==== THE DATA

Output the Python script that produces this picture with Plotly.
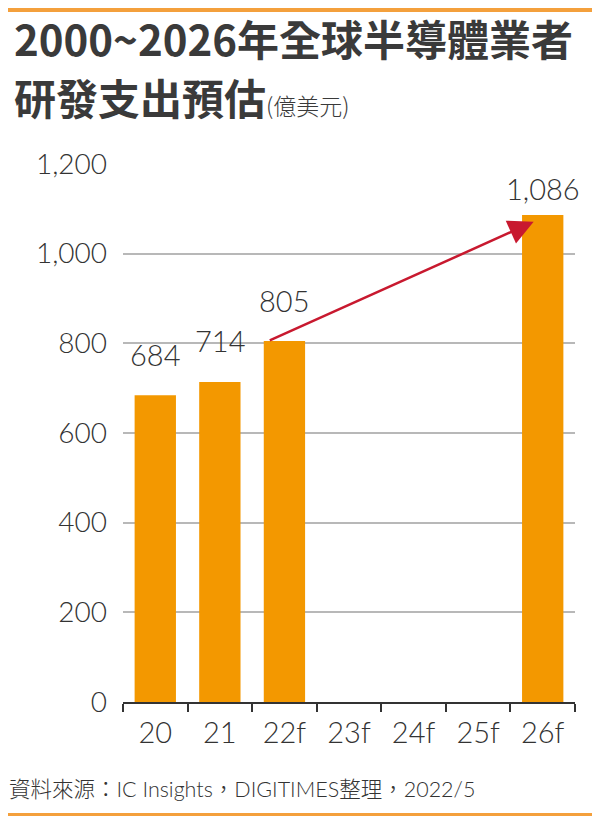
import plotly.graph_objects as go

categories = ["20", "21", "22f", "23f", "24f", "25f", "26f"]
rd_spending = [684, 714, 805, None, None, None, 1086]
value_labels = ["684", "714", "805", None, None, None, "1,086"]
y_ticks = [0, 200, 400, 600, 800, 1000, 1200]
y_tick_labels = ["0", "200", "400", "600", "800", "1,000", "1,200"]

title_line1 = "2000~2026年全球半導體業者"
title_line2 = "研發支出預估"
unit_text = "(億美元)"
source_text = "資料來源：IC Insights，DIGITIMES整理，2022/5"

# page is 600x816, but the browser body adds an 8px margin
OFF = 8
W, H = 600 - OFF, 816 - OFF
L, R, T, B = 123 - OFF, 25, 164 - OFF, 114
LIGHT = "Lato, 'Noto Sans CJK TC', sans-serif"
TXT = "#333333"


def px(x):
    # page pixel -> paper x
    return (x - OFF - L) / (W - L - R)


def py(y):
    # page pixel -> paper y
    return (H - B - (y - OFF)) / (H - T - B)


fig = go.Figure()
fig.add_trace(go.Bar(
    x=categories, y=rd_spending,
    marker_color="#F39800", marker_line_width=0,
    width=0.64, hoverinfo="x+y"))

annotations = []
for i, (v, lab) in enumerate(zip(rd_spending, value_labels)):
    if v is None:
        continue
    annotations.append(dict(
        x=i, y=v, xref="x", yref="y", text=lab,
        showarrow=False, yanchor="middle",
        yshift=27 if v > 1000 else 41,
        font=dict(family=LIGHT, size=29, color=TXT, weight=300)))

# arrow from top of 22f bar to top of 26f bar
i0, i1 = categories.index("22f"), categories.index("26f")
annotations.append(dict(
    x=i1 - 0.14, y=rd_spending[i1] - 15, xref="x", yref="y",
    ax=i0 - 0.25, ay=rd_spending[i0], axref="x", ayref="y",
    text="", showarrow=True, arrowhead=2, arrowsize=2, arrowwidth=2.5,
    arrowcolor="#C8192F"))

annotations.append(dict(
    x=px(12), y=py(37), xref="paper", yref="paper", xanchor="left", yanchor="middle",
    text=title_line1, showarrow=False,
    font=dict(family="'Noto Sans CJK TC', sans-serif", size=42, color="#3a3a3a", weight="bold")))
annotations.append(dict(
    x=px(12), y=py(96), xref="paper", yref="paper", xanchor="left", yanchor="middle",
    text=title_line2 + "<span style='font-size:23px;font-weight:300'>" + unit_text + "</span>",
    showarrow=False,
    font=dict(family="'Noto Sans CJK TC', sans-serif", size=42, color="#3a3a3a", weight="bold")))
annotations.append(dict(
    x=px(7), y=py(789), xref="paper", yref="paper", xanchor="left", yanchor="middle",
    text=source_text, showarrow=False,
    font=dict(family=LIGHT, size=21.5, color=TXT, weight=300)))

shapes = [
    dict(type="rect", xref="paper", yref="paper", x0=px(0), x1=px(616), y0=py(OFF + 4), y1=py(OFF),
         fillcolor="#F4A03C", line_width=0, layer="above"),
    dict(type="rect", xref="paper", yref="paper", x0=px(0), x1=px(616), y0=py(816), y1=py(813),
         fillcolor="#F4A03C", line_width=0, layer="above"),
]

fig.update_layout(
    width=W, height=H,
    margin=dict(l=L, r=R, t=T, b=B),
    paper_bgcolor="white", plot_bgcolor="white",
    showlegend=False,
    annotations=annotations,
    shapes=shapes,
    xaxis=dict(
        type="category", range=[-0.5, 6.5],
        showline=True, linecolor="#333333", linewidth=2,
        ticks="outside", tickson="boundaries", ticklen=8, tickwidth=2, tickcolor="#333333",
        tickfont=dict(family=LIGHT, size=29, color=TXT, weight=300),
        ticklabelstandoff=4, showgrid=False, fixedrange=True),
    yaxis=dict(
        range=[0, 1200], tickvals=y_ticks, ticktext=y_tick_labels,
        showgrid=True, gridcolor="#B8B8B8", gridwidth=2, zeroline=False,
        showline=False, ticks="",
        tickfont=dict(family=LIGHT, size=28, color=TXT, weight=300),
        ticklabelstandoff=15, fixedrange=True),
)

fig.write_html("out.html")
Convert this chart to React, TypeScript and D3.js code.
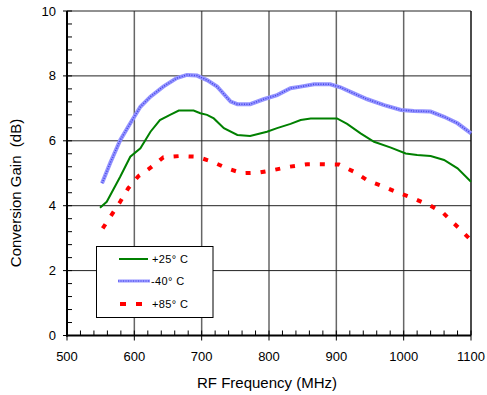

========

**WHAT IS REQUIRED:** Repeat all the data as it stands, dropping any images it holds.

**REPLY:**
Output the Python script that produces this picture with Plotly.
import plotly.graph_objects as go

categories = ["20", "21", "22f", "23f", "24f", "25f", "26f"]
rd_spending = [684, 714, 805, None, None, None, 1086]
value_labels = ["684", "714", "805", None, None, None, "1,086"]
y_ticks = [0, 200, 400, 600, 800, 1000, 1200]
y_tick_labels = ["0", "200", "400", "600", "800", "1,000", "1,200"]

title_line1 = "2000~2026年全球半導體業者"
title_line2 = "研發支出預估"
unit_text = "(億美元)"
source_text = "資料來源：IC Insights，DIGITIMES整理，2022/5"

# page is 600x816, but the browser body adds an 8px margin
OFF = 8
W, H = 600 - OFF, 816 - OFF
L, R, T, B = 123 - OFF, 25, 164 - OFF, 114
LIGHT = "Lato, 'Noto Sans CJK TC', sans-serif"
TXT = "#333333"


def px(x):
    # page pixel -> paper x
    return (x - OFF - L) / (W - L - R)


def py(y):
    # page pixel -> paper y
    return (H - B - (y - OFF)) / (H - T - B)


fig = go.Figure()
fig.add_trace(go.Bar(
    x=categories, y=rd_spending,
    marker_color="#F39800", marker_line_width=0,
    width=0.64, hoverinfo="x+y"))

annotations = []
for i, (v, lab) in enumerate(zip(rd_spending, value_labels)):
    if v is None:
        continue
    annotations.append(dict(
        x=i, y=v, xref="x", yref="y", text=lab,
        showarrow=False, yanchor="middle",
        yshift=27 if v > 1000 else 41,
        font=dict(family=LIGHT, size=29, color=TXT, weight=300)))

# arrow from top of 22f bar to top of 26f bar
i0, i1 = categories.index("22f"), categories.index("26f")
annotations.append(dict(
    x=i1 - 0.14, y=rd_spending[i1] - 15, xref="x", yref="y",
    ax=i0 - 0.25, ay=rd_spending[i0], axref="x", ayref="y",
    text="", showarrow=True, arrowhead=2, arrowsize=2, arrowwidth=2.5,
    arrowcolor="#C8192F"))

annotations.append(dict(
    x=px(12), y=py(37), xref="paper", yref="paper", xanchor="left", yanchor="middle",
    text=title_line1, showarrow=False,
    font=dict(family="'Noto Sans CJK TC', sans-serif", size=42, color="#3a3a3a", weight="bold")))
annotations.append(dict(
    x=px(12), y=py(96), xref="paper", yref="paper", xanchor="left", yanchor="middle",
    text=title_line2 + "<span style='font-size:23px;font-weight:300'>" + unit_text + "</span>",
    showarrow=False,
    font=dict(family="'Noto Sans CJK TC', sans-serif", size=42, color="#3a3a3a", weight="bold")))
annotations.append(dict(
    x=px(7), y=py(789), xref="paper", yref="paper", xanchor="left", yanchor="middle",
    text=source_text, showarrow=False,
    font=dict(family=LIGHT, size=21.5, color=TXT, weight=300)))

shapes = [
    dict(type="rect", xref="paper", yref="paper", x0=px(0), x1=px(616), y0=py(OFF + 4), y1=py(OFF),
         fillcolor="#F4A03C", line_width=0, layer="above"),
    dict(type="rect", xref="paper", yref="paper", x0=px(0), x1=px(616), y0=py(816), y1=py(813),
         fillcolor="#F4A03C", line_width=0, layer="above"),
]

fig.update_layout(
    width=W, height=H,
    margin=dict(l=L, r=R, t=T, b=B),
    paper_bgcolor="white", plot_bgcolor="white",
    showlegend=False,
    annotations=annotations,
    shapes=shapes,
    xaxis=dict(
        type="category", range=[-0.5, 6.5],
        showline=True, linecolor="#333333", linewidth=2,
        ticks="outside", tickson="boundaries", ticklen=8, tickwidth=2, tickcolor="#333333",
        tickfont=dict(family=LIGHT, size=29, color=TXT, weight=300),
        ticklabelstandoff=4, showgrid=False, fixedrange=True),
    yaxis=dict(
        range=[0, 1200], tickvals=y_ticks, ticktext=y_tick_labels,
        showgrid=True, gridcolor="#B8B8B8", gridwidth=2, zeroline=False,
        showline=False, ticks="",
        tickfont=dict(family=LIGHT, size=28, color=TXT, weight=300),
        ticklabelstandoff=15, fixedrange=True),
)

fig.write_html("out.html")
Convert this chart to React, TypeScript and D3.js code.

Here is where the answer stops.